In other words, Fundamental Concept 1 is how life’s ingredients form us and how the recipe for said ingredients passes down.
Be it the Amino Acid abbreviations, protein structure, enzyme type and kinetics, nucleic acid structure, DNA, RNA, ribosomes, fats, carbohydrates, glycolysis, fermentation, the Citric Acid Cycle, Oxidative Phosphorylation, the Pentose Phosphate Pathway, fatty acid and protein metabolism, nucleotide structure, DNA replication, DNA synthesis, DNA repair, transcription, translation, eukaryotic vs prokaryotic gene expression control, Mendelian genetics, meiosis, analytic methods, and evolutionary postulations.
The purpose of the above isn’t to overwhelm you with a memorization to-do list. It’s to point out that every above fancy term fits into the red text description before it.
It’s about concepts. First. Like any beautiful painting, details come later. Start with the alphabet – Amino Acids – and you will see how fun learning this can be.
Prioritize this Fundamental Concept: by the end you will have 5 fundamental biological “legos” down: amino acids, carbohydrates, nucleotides, lipids, and miscellaneous molecules.
Crazy molecule names from every passage can be sorted into these categories: where overcomplicated names like “rs53beta” becomes “AAMC example of tertiary-folded protein”. Or “AAMC excuse to test me on Cysteine”.
MOLECULES AND CELLS WORK TOGETHER
Now that’s teamwork.
The next fundamental concept (FC2) is one you are likely familiar with: working together.
How does all that stuff you memorized in FC1: keep its structural integrity, keep our ignored neighborly microbes swimming, and how did it all copy and grow into this state?
Honestly, FC2 is pretty easy. It takes the “advanced” biochemistry you just learned and rebuilds the same basic biological concepts you likely have been familiar.
Perhaps the trickiest new component is the reproductive system and developmental biology.
Don’t get lost in the forest: keep an eye on the trees. There are few details – aside from hormones or major cycle names – that won’t be provided with context clues.
ORGAN SYSTEMS BALANCE INSIDE WITH OUTSIDE
This truly is the good stuff.
The section you were waiting for.
Sadly, there isn’t much tested.
The final Fundamental Concept (FC3) probes how organ systems maintain homeostasis.
In short: watered down physiology.
By watered down, we literally mean it.
The MCAT loves pee.
I mean, it loves kidneys.
Moreover, it loves neuroscience and endocrinology, and a bit of respiration/circulation.
Understand the principles of the nervous system, dabbling into the musculoskeletal systems.
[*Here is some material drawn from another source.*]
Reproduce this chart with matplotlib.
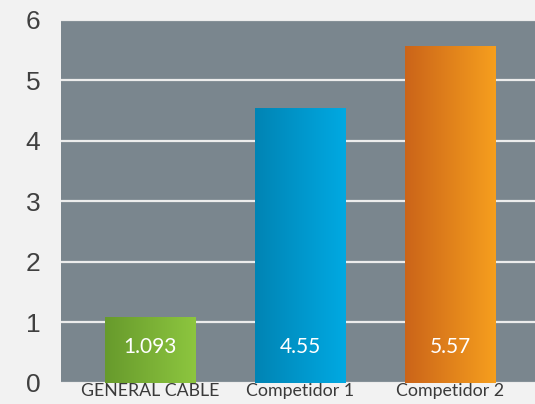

Make a list of hormones and watch videos on the endocrine system, focusing on reproductive, neurological, and metabolic, stress, and digestive hormones.
Honestly, aside from a few names, studying for this section is pure entertainment. The MCAT clearly prefers FC1, FC2, and FC3 in said order.
DON’T FALL INTO A DETAIL TRAP
The MCAT is all about maximizing your score.
While C/P can be aced with practice and memorizing a list of equations: B/B is a different beast.
Like C/P, passages are still a means to an end and can sometimes be skimmed. However, B/B’s passages rely more on their context.
Understanding statistics – like in Psychology/Sociology – will get you more points than knowing every carbon structure of the PPP.
Here’s a recommended action plan:
Focus on C/P mastery, while entertaining yourself with conceptual B/B videos and reference material.
Start studying by going onto PubMed (our government’s “Google” for health research), and typing in your concept of the day.
Organize super complex jargon into the same fundamental building block language taught in FC1. It should be simple enough to explain to a 7-year-old. Next, look at articles’ tables and graphs and repeat this simplification process.
Then, create a concept map – eventually filling in details you never learned or have forgotten.
You are literally learning about yourself. Every concept is something you physically munch on every time you eat. Point at yourself.
Just like your body simplifies that complex piece of meat to build up the evermore intricate you; simplify your learnings. Simplify the MCAT.